All in all, this is Pete's 'Silence' with a very strong and sublime Geir Jenssen influence. Actually it sounds more like a Biosphere record than a Namlook one.
One of the most wonderful FAX discs of all times!
(review by Wolfgang Röttger)
When two electronic masters like Namlook and Jenssen get together, expectations are high. Perhaps then, we are left more disappointed than normal if the release is in any way less than perfect?
Track 1 - "In Heaven" - the opening chime is instantly recognizable as 'Substrata'-era Biosphere. This track builds and builds into a stunning, panoramic arctic soundscape. "In a cold, beautiful, desolate, place" would perhaps be a more accurate title, but this is sublime.
Track 2 - "When The Night Was Black" - a background noise permeates this track, like a continuous howling wind or raging of the stormy sea. This is the soundtrack for all the kids who (myself included) looked out at the woods at night and wondered what was out there. A sampled voice, repeated at regular intervals, tells us that "in the winter time, when the night was black, the forest comes alive". As the track progresses, strange animals are heard to cry and the tension builds. Dark and creepy. Only questionable as to why place this track in between the two most wondrous tracks on the album - a different track order may have lent a greater feeling of coherence to the album, rather than feeling like just a collection of tracks.
Track 3 - "Sky Lounge" - opens with some ambient-treated guitar being played (backwards?). After a few minutes, drums and acoustic guitar come in and create a wonderful, soaring emotional piece. The is the albums finest moment, this is the sound of sheer joy. Absolutely wonderful.
Track 4 - "A Way To Focus The Mind" - again, the opening is very recognizable as Biosphere, creating a cold, cavernous atmosphere. Namlook synths layer over the top creating an eerie and mysterious piece, but the track doesn't evolve greatly over the course of the eleven minutes, and there is perhaps a danger of losing interest here.
Track 5 - "Nouvelles Machines" - a clanking, bleeping venture into abstract ambient/electronica. For me, this track does and says nothing, and it's a disappointment that something like this could find its way onto the release.

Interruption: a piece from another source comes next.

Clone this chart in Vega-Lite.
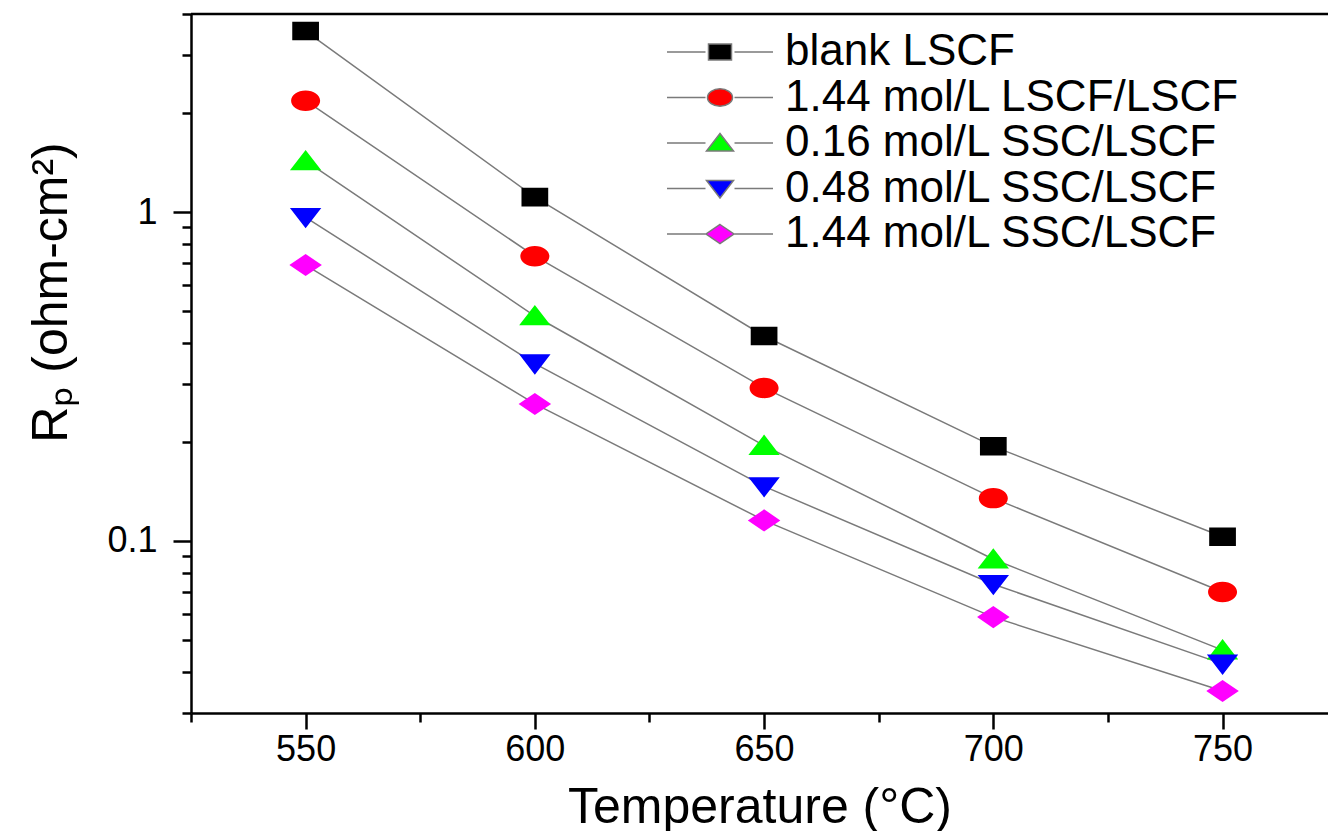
{
  "$schema": "https://vega.github.io/schema/vega-lite/v6.json",
  "width": 1137,
  "height": 699,
  "autosize": {"type": "none"},
  "padding": {"left": 191, "top": 14, "right": 0, "bottom": 118},
  "background": "white",
  "config": {"view": {"stroke": null}, "font": "Liberation Sans"},
  "data": {"values": [
    {"T": 550, "Rp": 3.55, "series": "blank LSCF"},
    {"T": 600, "Rp": 1.11, "series": "blank LSCF"},
    {"T": 650, "Rp": 0.42, "series": "blank LSCF"},
    {"T": 700, "Rp": 0.194, "series": "blank LSCF"},
    {"T": 750, "Rp": 0.103, "series": "blank LSCF"},
    {"T": 550, "Rp": 2.18, "series": "1.44 mol/L LSCF/LSCF"},
    {"T": 600, "Rp": 0.734, "series": "1.44 mol/L LSCF/LSCF"},
    {"T": 650, "Rp": 0.292, "series": "1.44 mol/L LSCF/LSCF"},
    {"T": 700, "Rp": 0.135, "series": "1.44 mol/L LSCF/LSCF"},
    {"T": 750, "Rp": 0.07, "series": "1.44 mol/L LSCF/LSCF"},
    {"T": 550, "Rp": 1.43, "series": "0.16 mol/L SSC/LSCF"},
    {"T": 600, "Rp": 0.483, "series": "0.16 mol/L SSC/LSCF"},
    {"T": 650, "Rp": 0.195, "series": "0.16 mol/L SSC/LSCF"},
    {"T": 700, "Rp": 0.088, "series": "0.16 mol/L SSC/LSCF"},
    {"T": 750, "Rp": 0.0466, "series": "0.16 mol/L SSC/LSCF"},
    {"T": 550, "Rp": 0.964, "series": "0.48 mol/L SSC/LSCF"},
    {"T": 600, "Rp": 0.346, "series": "0.48 mol/L SSC/LSCF"},
    {"T": 650, "Rp": 0.1465, "series": "0.48 mol/L SSC/LSCF"},
    {"T": 700, "Rp": 0.0739, "series": "0.48 mol/L SSC/LSCF"},
    {"T": 750, "Rp": 0.0423, "series": "0.48 mol/L SSC/LSCF"},
    {"T": 550, "Rp": 0.69, "series": "1.44 mol/L SSC/LSCF"},
    {"T": 600, "Rp": 0.261, "series": "1.44 mol/L SSC/LSCF"},
    {"T": 650, "Rp": 0.1155, "series": "1.44 mol/L SSC/LSCF"},
    {"T": 700, "Rp": 0.0587, "series": "1.44 mol/L SSC/LSCF"},
    {"T": 750, "Rp": 0.035, "series": "1.44 mol/L SSC/LSCF"}
  ]},
  "layer": [
    {
      "mark": {"type": "line", "color": "#7a7a7a", "strokeWidth": 1.5},
      "encoding": {
        "x": {
          "field": "T", "type": "quantitative",
          "scale": {"domain": [525, 773], "nice": false, "zero": false},
          "axis": {
            "title": "Temperature (°C)",
            "values": [525, 550, 575, 600, 625, 650, 675, 700, 725, 750],
            "labelExpr": "datum.value % 50 == 0 ? datum.label : ''",
            "tickSize": {"condition": {"test": "datum.value % 50 == 0", "value": 16}, "value": 9},
            "grid": false,
            "tickWidth": 2.5, "tickColor": "black",
            "domainWidth": 2.5, "domainColor": "black",
            "labelFontSize": 36, "labelColor": "black", "labelFont": "Liberation Sans",
            "labelBaseline": "alphabetic", "labelPadding": 31,
            "labelOverlap": false, "labelFlush": false,
            "titleFontSize": 50, "titleFontWeight": "normal", "titleColor": "black", "titleFont": "Liberation Sans",
            "titleBaseline": "alphabetic", "titleY": 109
          }
        },
        "y": {
          "field": "Rp", "type": "quantitative",
          "scale": {"type": "log", "domain": [0.03, 4], "nice": false},
          "axis": {
            "title": "Rₚ (ohm-cm²)",
            "values": [0.03, 0.04, 0.05, 0.06, 0.07, 0.08, 0.09, 0.1, 0.2, 0.3, 0.4, 0.5, 0.6, 0.7, 0.8, 0.9, 1, 2, 3, 4],
            "labelExpr": "datum.value == 1 ? '1' : (abs(datum.value - 0.1) < 1e-9 ? '0.1' : '')",
            "tickSize": {"condition": {"test": "datum.value == 1 || abs(datum.value - 0.1) < 1e-9", "value": 18}, "value": 9},
            "grid": false,
            "tickWidth": 2.5, "tickColor": "black",
            "domainWidth": 2.5, "domainColor": "black",
            "labelFontSize": 36, "labelColor": "black", "labelFont": "Liberation Sans",
            "labelPadding": 16, "labelOverlap": false, "labelFlush": false,
            "titleFontSize": 50, "titleFontWeight": "normal", "titleColor": "black", "titleFont": "Liberation Sans",
            "titleAngle": 270, "titleAlign": "center", "titleBaseline": "bottom",
            "titleX": -115, "titleY": 278
          }
        },
        "detail": {"field": "series"}
      }
    },
    {
      "mark": {"type": "point", "filled": true, "size": 540, "opacity": 1},
      "encoding": {
        "x": {"field": "T", "type": "quantitative"},
        "y": {"field": "Rp", "type": "quantitative"},
        "color": {
          "field": "series", "type": "nominal",
          "scale": {
            "domain": ["blank LSCF", "1.44 mol/L LSCF/LSCF", "0.16 mol/L SSC/LSCF", "0.48 mol/L SSC/LSCF", "1.44 mol/L SSC/LSCF"],
            "range": ["#000000", "#ff0000", "#00ff00", "#0000ff", "#ff00ff"]
          },
          "legend": {
            "title": null, "orient": "none", "legendX": 507, "legendY": 16,
            "labelFontSize": 44, "labelFont": "Liberation Sans", "labelColor": "black", "labelLimit": 2000,
            "symbolSize": 400, "labelOffset": 43, "rowPadding": 1.5, "padding": 0, "symbolOpacity": 1,
            "encode": {
              "symbols": {
                "update": {
                  "stroke": {"value": "#7a7a7a"},
                  "strokeWidth": {"value": 1.5}
                }
              }
            }
          }
        },
        "shape": {
          "field": "series", "type": "nominal",
          "scale": {
            "domain": ["blank LSCF", "1.44 mol/L LSCF/LSCF", "0.16 mol/L SSC/LSCF", "0.48 mol/L SSC/LSCF", "1.44 mol/L SSC/LSCF"],
            "range": [
              "M-5.3,0H-1.45M1.45,0H5.3M-1.15,-0.8H1.15V0.8H-1.15Z",
              "M-5.3,0H-1.45M1.45,0H5.3M-1.25,0A1.25,0.88 0 1,0 1.25,0A1.25,0.88 0 1,0 -1.25,0Z",
              "M-5.3,0H-1.45M1.45,0H5.3M0,-0.95L1.35,0.8H-1.35Z",
              "M-5.3,0H-1.45M1.45,0H5.3M0,0.95L1.35,-0.8H-1.35Z",
              "M-5.3,0H-1.45M1.45,0H5.3M0,-0.95L1.4,0L0,0.95L-1.4,0Z"
            ]
          },
          "legend": null
        }
      }
    },
    {
      "data": {"values": [{"edge": "top"}]},
      "mark": {"type": "rule", "color": "black", "strokeWidth": 2.5},
      "encoding": {"y": {"datum": 4, "type": "quantitative"}}
    }
  ]
}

Overall, then, this is a bit of a mixed bag. Certainly it is a worthy addition to any fans collection, but I'd have to recommend Biosphere's solo albums first.
(review by AdAckBar1972)
Just picked up Fires of Ork2, and am completely underwhelmed. Not having heard the first one but familiar with Biosphere's work, I'm surprised how mediocre this record is. Perhaps this will grow on me, but the whole album sounds disjointed, and at 53 min., they could've done so much more with it. "In Heaven" sounds like a "lost" track from Vir.Vices2, "Sky Lounge" sounds like a new-age waltz, "Nouvelles Machines" is a waste of 12 minutes, and the other two atmo tracks "When the Night.." and "A Way to Focus..." are mediocre at best. IMO, this album also suffers from overuse of sampled voices, something which Namlook has been guilty of for the past couple of years. I don't know if I'm alone on this, but to me a 53 min. electronic album is a rip-off (what happened to all those great long 70 min. Fax albums?), especially if the material doesn't make up for the lack of playing time.